Every now and again I feel like I could use some guidance about living with someone with ADD. Since it’s a neurological disorder that some people truly believe in and others think is just a new-psychology term for inattentive, the literature on it is really varied. You get a lot of self-help books, and a lot of “how to” and tips books and a lot of “I’ve been there” books. This one is a very popular book that is one of three or four that my library had. I liked it.

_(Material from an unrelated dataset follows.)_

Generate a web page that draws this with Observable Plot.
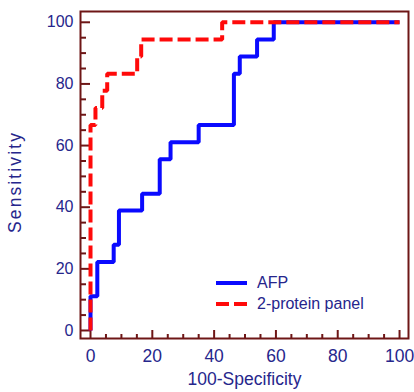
<!DOCTYPE html>
<html><head><meta charset="utf-8">
<script src="https://cdn.jsdelivr.net/npm/d3@7"></script>
<script src="https://cdn.jsdelivr.net/npm/@observablehq/plot@0.6"></script>
<style>
body{margin:0;background:#fff;}
#chart{position:relative;width:414px;height:392px;font-family:"Liberation Sans",Arial,sans-serif;}
.leg{position:absolute;left:215px;display:flex;align-items:center;font-size:16px;color:#26268c;white-space:nowrap;}
.leg svg{margin-right:10px;}
</style></head><body><div id="chart"></div>
<script>
// ROC data (100-Specificity, Sensitivity)
const afpFpr = [0, 0, 2.2, 7.5, 9.2, 16.7, 22.4, 25.9, 35.0, 46.4, 48.3, 53.9, 59.3, 100];
const afpTpr = [0, 11.1, 22.2, 27.8, 38.9, 44.4, 55.6, 61.1, 66.7, 83.3, 88.9, 94.4, 100, 100];
const panelFpr = [0, 0, 1.6, 3.8, 5.4, 15.1, 16.4, 42.6, 100];
const panelTpr = [0, 66.7, 72.2, 77.8, 83.3, 88.9, 94.4, 100, 100];
const seriesNames = ["AFP", "2-protein panel"];
const xTitle = "100-Specificity";
const yTitle = "Sensitivity";
const majorTicks = [0, 20, 40, 60, 80, 100];
const minorTicks = [5, 10, 15, 25, 30, 35, 45, 50, 55, 65, 70, 75, 85, 90, 95];

const blue = "#0a0aff", red = "#ff0a0a", frameColor = "#6e1616", textColor = "#26268c";
const afp = afpFpr.map((x, i) => ({x, y: afpTpr[i]}));
const panel = panelFpr.map((x, i) => ({x, y: panelTpr[i]}));

const W = 414, H = 392, mL = 80, mR = 6, mT = 11, mB = 54;
const fw = W - mL - mR, fh = H - mT - mB;

const chart = Plot.plot({
  width: W, height: H,
  marginLeft: mL, marginRight: mR, marginTop: mT, marginBottom: mB,
  x: {domain: [-3.24, 102.9]},
  y: {domain: [-2.6, 103.5]},
  style: {fontFamily: "'Liberation Sans', Arial, sans-serif", fontSize: "16px", color: textColor, background: "white"},
  marks: [
    Plot.ruleY(majorTicks, {stroke: frameColor, strokeWidth: 2, insetRight: fw - 10}),
    Plot.ruleY(minorTicks, {stroke: frameColor, strokeWidth: 2, insetRight: fw - 6}),
    Plot.ruleX(majorTicks, {stroke: frameColor, strokeWidth: 2, insetTop: fh - 8}),
    Plot.ruleX(minorTicks, {stroke: frameColor, strokeWidth: 2, insetTop: fh - 4}),
    Plot.line(afp, {x: "x", y: "y", curve: "step-after", stroke: blue, strokeWidth: 4, strokeLinejoin: "miter", strokeLinecap: "butt"}),
    Plot.line(panel, {x: "x", y: "y", curve: "step-after", stroke: red, strokeWidth: 4, strokeDasharray: "13,5", strokeLinejoin: "miter", strokeLinecap: "butt"}),
    Plot.frame({stroke: frameColor, strokeWidth: 2}),
    Plot.axisX(majorTicks, {tickSize: 0, tickPadding: 11, fill: textColor, label: xTitle, labelAnchor: "center", labelArrow: "none", labelOffset: 46, fontSize: 17.5}),
    Plot.axisY(majorTicks, {tickSize: 0, tickPadding: 7, fill: textColor, label: null, fontSize: 16}),
    Plot.text([yTitle], {text: d => d, frameAnchor: "left", rotate: -90, textAnchor: "start", dx: -65, dy: 58, fill: textColor, fontSize: 17.5, className: "ytitle"})
  ]
});
d3.select(chart).selectAll(".ytitle text").attr("textLength", 100).attr("lengthAdjust", "spacing");
document.getElementById("chart").appendChild(chart);

// legend
const legendStyles = [{color: blue, dash: null, top: 274}, {color: red, dash: "13,5", top: 295}];
seriesNames.forEach((name, i) => {
  const s = legendStyles[i];
  const div = document.createElement("div");
  div.className = "leg";
  div.style.top = s.top + "px";
  div.innerHTML = `<svg width="32" height="16"><line x1="1" x2="32" y1="8" y2="8" stroke="${s.color}" stroke-width="4" ${s.dash ? `stroke-dasharray="${s.dash}"` : ""}/></svg><span>${name}</span>`;
  document.getElementById("chart").appendChild(div);
});
</script></body></html>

The author is a well known psychologist who has treated many adults with ADD and who had ADD himself. He relates a lot of case studies of treating people, some who knew they had ADD and many who didn’t. Along the way he tries to dispell some of the myths about ADD -- that all ADD kids are hyper, that girls don’t get ADD, that ADD people can’t focus on things -- by relating stories of real people with ADD. Most of the people in his book turn out okay, which is sort of calming if you’re in the middle of some sort of ADD crisis when you read it. Also, most of the people in his book have received some sort of pharmacological intervention.

While Hallowell doesn’t think that all hyper kids should be put on Ritalin, he is an advocate of certain prescription medicines as being very therapeutic for ADD, to the point where he shrugs off anti-ADD-drug advocates as not being very in touch with reality. While this is not much of a problem, anyone tryng to cope with ADD themselves, or in their family, may find this book of limited use.